Our children shouldn’t grow up thinking that the angry language and hostile environment we experience today is the norm. Pax Christi Scotland’s mission is to help create a kinder country, while our mother ship campaigns for the justice that leads to peace.

Image: Become an eco-congregation – and change your life.


Could you encourage your parish to become an Eco-Congregation?  Fintan Hurley did exactly that in Edinburgh and he writes about it in this week's blog.

About three years ago our parish, Our Lady of Loretto and St. Michael’s in Musselburgh, registered as an eco-congregation. That’s nothing remarkable: Eco-Congregation Scotland (ECS) ( has about 440 registered congregations. But it’s still unusual among Catholic parishes – even after Laudato Si, only about 6% are registered, compared with more than 20% each from Church of Scotland or Scottish Episcopal Church.   

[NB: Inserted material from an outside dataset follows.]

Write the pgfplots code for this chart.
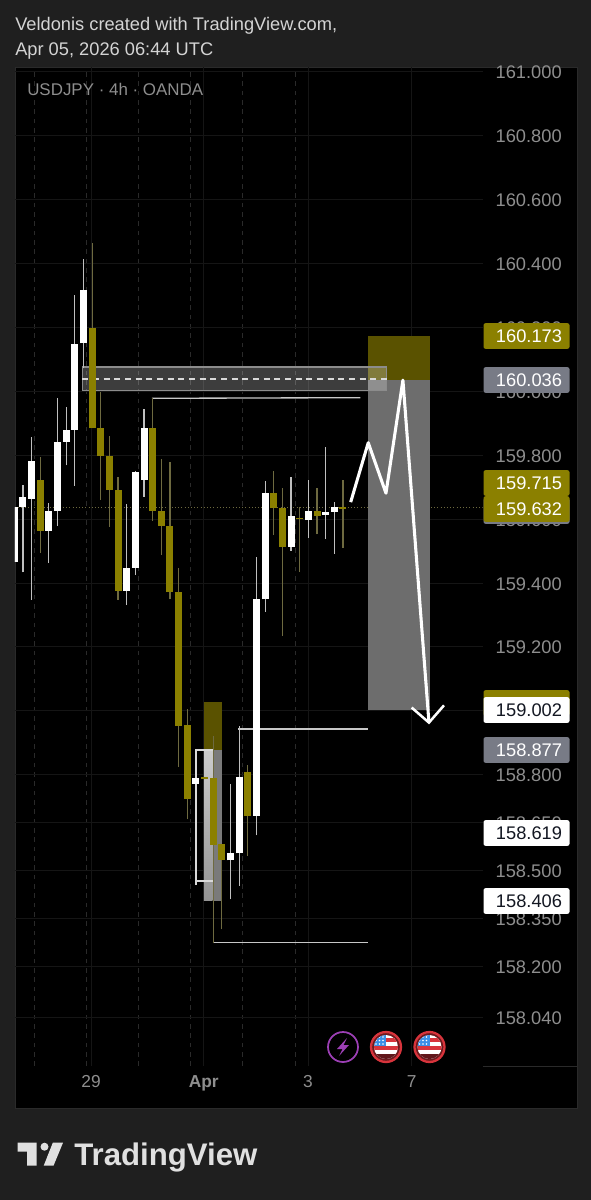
\documentclass[border=0pt]{standalone}
\usepackage{fontspec}
\setmainfont{Liberation Sans}
\usepackage{pgfplots}
\usepackage{pgfplotstable}
\pgfplotsset{compat=1.18}
\definecolor{bg}{HTML}{1F1F1F}
\definecolor{oliveb}{HTML}{8B8000}
\definecolor{olivew}{HTML}{6E6A40}
\definecolor{olived}{HTML}{5A5200}
\definecolor{tagg}{HTML}{787B86}
\definecolor{tickc}{HTML}{8E8E8E}
\definecolor{gridc}{HTML}{151515}
\definecolor{gridd}{HTML}{2A2A2A}
\definecolor{boxg}{HTML}{6D6D6D}
\definecolor{inkc}{HTML}{131722}
\definecolor{headc}{HTML}{D4D4D4}
\definecolor{purp}{HTML}{9C3FB5}
\definecolor{flagr}{HTML}{D8343C}
\definecolor{flagb}{HTML}{3A8FE6}

\pgfplotstableread{
i top bot hi lo
0 159.638 159.466 159.638 159.466
1 159.668 159.639 159.707 159.433
2 159.781 159.664 159.856 159.347
4 159.626 159.564 159.649 159.462
5 159.841 159.625 159.978 159.578
6 159.878 159.842 159.952 159.768
7 160.149 159.879 160.301 159.704
8 160.316 160.150 160.413 160.072
13 159.448 159.376 159.646 159.331
14 159.746 159.448 159.751 159.425
15 159.885 159.722 159.944 159.670
21 158.791 158.772 158.791 158.772
25 158.556 158.532 158.771 158.410
26 158.793 158.554 158.952 158.452
28 159.350 158.671 159.480 158.610
29 159.683 159.349 159.718 159.310
32 159.610 159.514 159.731 159.501
34 159.625 159.597 159.722 159.541
36 159.623 159.613 159.827 159.537
37 159.639 159.623 159.653 159.491
}\whitec
\pgfplotstableread{
i top bot hi lo
3 159.721 159.564 159.793 159.495
9 160.198 159.884 160.465 159.884
10 159.885 159.798 159.999 159.660
11 159.797 159.691 159.861 159.576
12 159.690 159.376 159.731 159.347
16 159.885 159.625 159.978 159.595
17 159.625 159.578 159.789 159.488
18 159.579 159.371 159.778 159.349
19 159.372 158.952 159.446 158.825
20 158.955 158.725 159.005 158.660
22 158.793 158.786 158.793 158.786
23 158.790 158.581 158.921 158.272
24 158.583 158.533 158.583 158.316
27 158.809 158.671 158.829 158.545
30 159.683 159.636 159.750 159.550
31 159.636 159.514 159.696 159.235
33 159.603 159.599 159.637 159.435
35 159.626 159.611 159.697 159.552
38 159.638 159.633 159.722 159.510
}\olivec

\newcommand\pricetag[4]{% centre y, bg, text colour, text
  \fill[#2,rounded corners=1.5pt] (483.5,#1-12.8) rectangle (569.5,#1+12.8);
  \node[text=#3,inner sep=0pt,font=\fontsize{13.7pt}{15pt}\selectfont] at (529,#1+0.5) {#4};
}
\newcommand\usflag[1]{%
  \begin{scope}[shift={(#1,1047)}]
    \fill[flagr!50!black] (0,0) circle (15);
    \draw[flagr,line width=1.7pt] (0,0) circle (15);
    \begin{scope}
      \clip (0,0) circle (12);
      \fill[white] (-13,-13) rectangle (13,13);
      \fill[flagr] (-13,-9) rectangle (13,-5);
      \fill[flagr] (-13,-1) rectangle (13,3);
      \fill[flagr!45!black] (-13,7) rectangle (13,13);
      \fill[flagb] (-13,-13) rectangle (0,-1);
      \foreach \a in {-10,-6.5,-3}{\foreach \b in {-10,-6.5,-3}{\fill[white] (\a,\b) circle (0.8);}}
    \end{scope}
  \end{scope}
}

\begin{document}
\begin{tikzpicture}
\begin{scope}[x=0.75pt,y=-0.75pt]
  \path[use as bounding box] (0,0) rectangle (591,1200);
  \fill[bg] (0,0) rectangle (591,1200);
  \fill[black] (15,67) rectangle (577,1108);
  \draw[gridd,line width=0.6pt] (15,67) rectangle (577,1108);
  \draw[gridd,line width=0.6pt] (482.5,1066) -- (577,1066);
\end{scope}
\begin{axis}[
  at={(11.25pt,-799.5pt)},anchor=south west,
  width=350.625pt,height=749.25pt,scale only axis,
  xmin=0.081,xmax=54.13,ymin=157.8881,ymax=161.015,
  axis line style={draw=none},
  major tick length=0pt,minor tick length=0pt,
  ytick pos=right,yticklabel pos=right,
  ytick={158.04,158.2,158.35,158.5,158.65,158.8,159,159.2,159.4,159.6,159.8,160,160.2,160.4,160.6,160.8,161},
  yticklabel style={anchor=east,xshift=59.6pt,yshift=-0.6pt,inner sep=0pt,text=tickc,font=\fontsize{13.7pt}{15pt}\selectfont,
    /pgf/number format/fixed,/pgf/number format/fixed zerofill,/pgf/number format/precision=3,
    /pgf/number format/1000 sep={},/pgf/number format/assume math mode=true},
  xtick={8.87,21.9,33.96,45.93},
  xticklabels={29,\textbf{Apr},3,7},
  xticklabel style={text=tickc,yshift=-7pt,inner sep=0pt,font=\fontsize{13pt}{15pt}\selectfont},
  minor xtick={2.36,8.37,14.4,20.4,26.4,32.5},
  xmajorgrids,xminorgrids,ymajorgrids,
  major grid style={gridc,line width=0.6pt},
  minor grid style={gridd,line width=0.6pt,dash pattern=on 3.5pt off 3.5pt},
  clip=true,
]
% price line
\addplot[olivew,line width=0.8pt,dash pattern=on 0.8pt off 1.6pt] coordinates {(0.081,159.636) (54.13,159.636)};
% position boxes
\addplot[fill=olived,draw=none] coordinates {(40.92,160.173) (48.06,160.173) (48.06,160.036) (40.92,160.036)} --cycle;
\addplot[fill=boxg,draw=none] coordinates {(40.92,160.036) (48.06,160.036) (48.06,159.002) (40.92,159.002)} --cycle;
\addplot[fill=olived,draw=none] coordinates {(21.93,159.027) (23.98,159.027) (23.98,158.877) (21.93,158.877)} --cycle;
\addplot[fill=black!52,draw=none] coordinates {(22.94,158.877) (23.98,158.877) (23.98,158.406) (22.94,158.406)} --cycle;
\addplot[top color=black!20,bottom color=black!42,draw=none] coordinates {(21.93,158.877) (22.94,158.877) (22.94,158.406) (21.93,158.406)} --cycle;
% supply zone
\addplot[fill=white,fill opacity=0.24,draw=white!55!black,line width=0.9pt] coordinates {(7.87,160.076) (43.05,160.076) (43.05,160.002) (7.87,160.002)} --cycle;
\addplot[white!85!black,line width=1.1pt,dash pattern=on 4.5pt off 3.5pt] coordinates {(7.87,160.038) (43.05,160.038)};
% level lines
\addplot[white!78!black,line width=1pt] coordinates {(15.92,159.978) (40,159.980)};
\addplot[white!78!black,line width=1pt] coordinates {(25.9,158.943) (40.92,158.943)};
\addplot[white!78!black,line width=1pt] coordinates {(22.94,158.275) (40.92,158.275)};
\addplot[white!85!black,line width=1.1pt] coordinates {(22.94,158.877) (21,158.877) (21,158.455)};
\addplot[white!85!black,line width=1.1pt] coordinates {(21,158.467) (22.94,158.467)};
% candles
\addplot[draw=none,no markers,forget plot,error bars/.cd,y dir=plus,y explicit,error mark=none,
  error bar style={line width=0.9pt,color=white!75!black}]
  table[x=i,y=lo,y error plus expr=\thisrow{hi}-\thisrow{lo}] {\whitec};
\addplot[draw=none,no markers,forget plot,error bars/.cd,y dir=plus,y explicit,error mark=none,
  error bar style={line width=0.9pt,color=olivew}]
  table[x=i,y=lo,y error plus expr=\thisrow{hi}-\thisrow{lo}] {\olivec};
\addplot[draw=none,no markers,forget plot,error bars/.cd,y dir=plus,y explicit,error mark=none,
  error bar style={line width=5.25pt,color=white}]
  table[x=i,y=bot,y error plus expr=\thisrow{top}-\thisrow{bot}] {\whitec};
\addplot[draw=none,no markers,forget plot,error bars/.cd,y dir=plus,y explicit,error mark=none,
  error bar style={line width=5.25pt,color=oliveb}]
  table[x=i,y=bot,y error plus expr=\thisrow{top}-\thisrow{bot}] {\olivec};
% projected path
\addplot[white,line width=2.3pt,line join=round] coordinates {(38.89,159.653) (40.92,159.839) (42.97,159.681) (44.93,160.035) (47.94,158.963)};
\addplot[white,line width=1.9pt,line join=miter] coordinates {(45.94,159.010) (47.94,158.963) (49.68,159.017)};
\end{axis}
\begin{scope}[x=0.75pt,y=-0.75pt]
  \pricetag{336}{oliveb}{white}{160.173}
  \pricetag{380}{tagg}{white}{160.036}
  \pricetag{511}{tagg}{white}{}
  \pricetag{483}{oliveb}{white}{159.715}
  \pricetag{509}{oliveb}{white}{159.632}
  \pricetag{703}{oliveb}{white}{}
  \pricetag{710}{white}{inkc}{159.002}
  \pricetag{750}{tagg}{white}{158.877}
  \pricetag{833}{white}{inkc}{158.619}
  \pricetag{901}{white}{inkc}{158.406}
  \node[anchor=base west,inner sep=0pt,text=headc,font=\fontsize{13.7pt}{15pt}\selectfont] at (15,30) {Veldonis created with TradingView.com,};
  \node[anchor=base west,inner sep=0pt,text=headc,font=\fontsize{13.7pt}{15pt}\selectfont] at (15,55) {Apr 05, 2026 06:44 UTC};
  \node[anchor=base west,inner sep=0pt,text=tickc,font=\fontsize{12.7pt}{15pt}\selectfont] at (27,95) {USDJPY · 4h · OANDA};
  % event icons
  \draw[purp,line width=1.3pt] (343,1047) circle (15);
  \fill[purp] (347,1038) -- (337,1049) -- (342.5,1049) -- (339,1056) -- (349,1045) -- (343.5,1045) -- cycle;
  \usflag{386}
  \usflag{429.5}
  % logo
  \fill[white!88!black] (17.7,1142.7) -- (36.6,1142.7) -- (36.6,1165.7) -- (27.2,1165.7) -- (27.2,1151.5) -- (17.7,1151.5) -- cycle;
  \fill[white!88!black] (44.5,1146.7) circle (4);
  \fill[white!88!black] (52.8,1142.7) -- (63,1142.7) -- (53.5,1165.7) -- (43.7,1165.7) -- cycle;
  \node[anchor=base west,inner sep=0pt,text=white!88!black,font=\fontsize{23.4pt}{28pt}\selectfont\bfseries] at (74,1165.7) {TradingView};
\end{scope}
\end{tikzpicture}
\end{document}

Yet registration is straightforward – it’s simply a sign of intent to take environmental care seriously, as part of the life of the congregation. And it’s free, though ECS encourages membership, for a small annual fee to help support their work.

We registered through our parish priest, Fr. Basil Clark, and Miriam McHardy – you may know them from Justice and Peace work over the years. So from the beginning our environment work was under the J&P umbrella.

This isn’t a new idea: Laudato Si encourages it, as do the United Nations Sustainable Development Goals. But it’s a very good idea. It helps so many things fall into place about environment, justice and peace.

Now we call ourselves the J&P&E group – justice and peace and environment - a stool with three strong legs, supporting one another. 

From the beginning we saw this as ecumenical work – at this time of environmental crisis and injustice it seemed obvious to co-operate on ‘the integrity of God’s creation’. And so our local ecumenical network, Musselburgh Churches Together (MCT), invited David Bethune of ECS to lead one of our Lenten services this year.

David explains things very well, and he or another ECS representative could visit your parish or ecumenical group. 

Applying for an ECS Bronze Award was good for us as we were assessed, and it seems we got it right because we received the award. The application highlighted the wide range of things a parish can do, from planting a wildflower garden to making a bike rack from recycled metals, to installing an efficient heating system and developing ECS materials. Several young people from the parish got involved – our links with the local Catholic schools are an important part – and we are now in touch with environmental agencies. 

ECS liked what we’re doing and invited me to be a trustee. I found John Seenan there already – many of you will know John from J&P work over the years, especially in Paisley diocese. And you may know the new ECS manager, Stephen Curran. All three of us are very happy to help other Catholic parishes on the ECS journey, as best we can. 

Our parish Eco Group is still small and our next big step is working out how to involve the whole parish more fully in the care of the environment and climate justice. I think this mainstreaming is an issue for many eco-congregations, and maybe for J&P(&E) activities more generally. We hope that being part of the ECS movement will help us do it, working side-by-side with other like-minded congregations. Including maybe yours.